By Henry Mintzberg, Bruce Ahlstrand and Joe Lampel
Publisher: Financial Times Prentice Hall
ISBN: 1405822031
Price: £19.99
Review by John Lucey
SWOTed by strategy models? Crunched by analysis? Strategy doesn’t have to be this way.
Strategy is really all about being different. Thinking about it shouldn’t make you reach for the snooze button, but in the world of strategy everybody has become so serious.
If that gets us better strategies, fine. But it doesn’t; we get worse ones - predictable, generic, uninspiring, dull. Strategy doesn’t only have to position; it also has to inspire. So an uninspiring strategy is really no strategy at all.
The most interesting and most successful companies are not boring. They have novel, creative, inspiring, sometimes even playful strategies. By taking the whole strategy business less seriously, they end up with more serious results - and have some fun in the bargain.
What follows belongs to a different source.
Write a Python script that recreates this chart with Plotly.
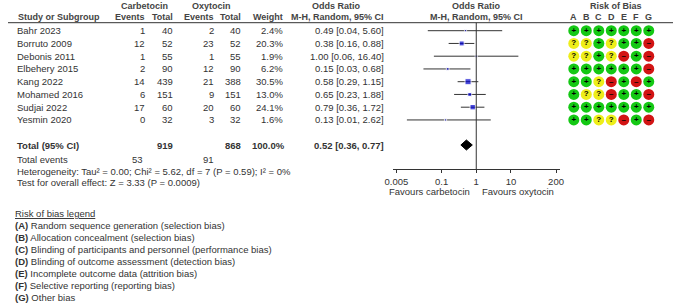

Strategy Bites Back invites you to encounter a diverse and unlikely set of voices with something sharp to say about strategy - from Michael Porter and Peter Drucker to Coco Channel’s ‘little black dress’. Taken together these perspectives will provide you with new and dramatically different angles from which to attack the world of strategy.
This book is for everyone involved with strategy – manager, CEO, consultant, professor, student – anyone who wants to see strategy more broadly, more deeply and more playfully.
About the Authors
Henry Mintzberg normally bites back on issues of management, organisation, and corporate social irresponsibility (ie, shareholder value), as well as management education and strategy. (Managers not MBAs, with Berrett-Koehler in the US and Financial Times Prentice Hall in Europe was his last book.) He managed to get a PhD in management at MIT and has slipped about 130 articles past unsuspecting editors. He is the Cleghorn Professor of Management Studies at McGill University.
Bruce Ahlstrand likes to prospect for strategy gems in unlikely places from the game of Texas Hold’em to the Greek tragedies. He is devoted to developing new and creative ways of teaching business strategy and has never met a case study that he liked. He has a DPhil from Oxford University and a MSc from the London School of Economics. Bruce is the author of The Quest for Productivity (Cambridge University Press) and co-author of Human Resource Management in the Multi-Divisional Company (Oxford University Press). He is a professor of management at Trent University in Ontario, Canada.
Joe Lampel began his career believing that strategy is the answer, but has recently concluded that it may be the answer to the wrong question. He first began to suspect this terrible truth during the long journey that produced the Strategy Safari. Further research, and numerous publications in journals that are well received in polite academic society, only served to confirm this belief. Joe was awarded a PhD in management by McGill University for good behaviour. He subsequently spent seven years at Stern School, NYU, trying to break into showbusiness. He currently resides at Cass Business School, City University London, an institution that happily accommodates his quest to find the answer to strategy’s unanswerable questions.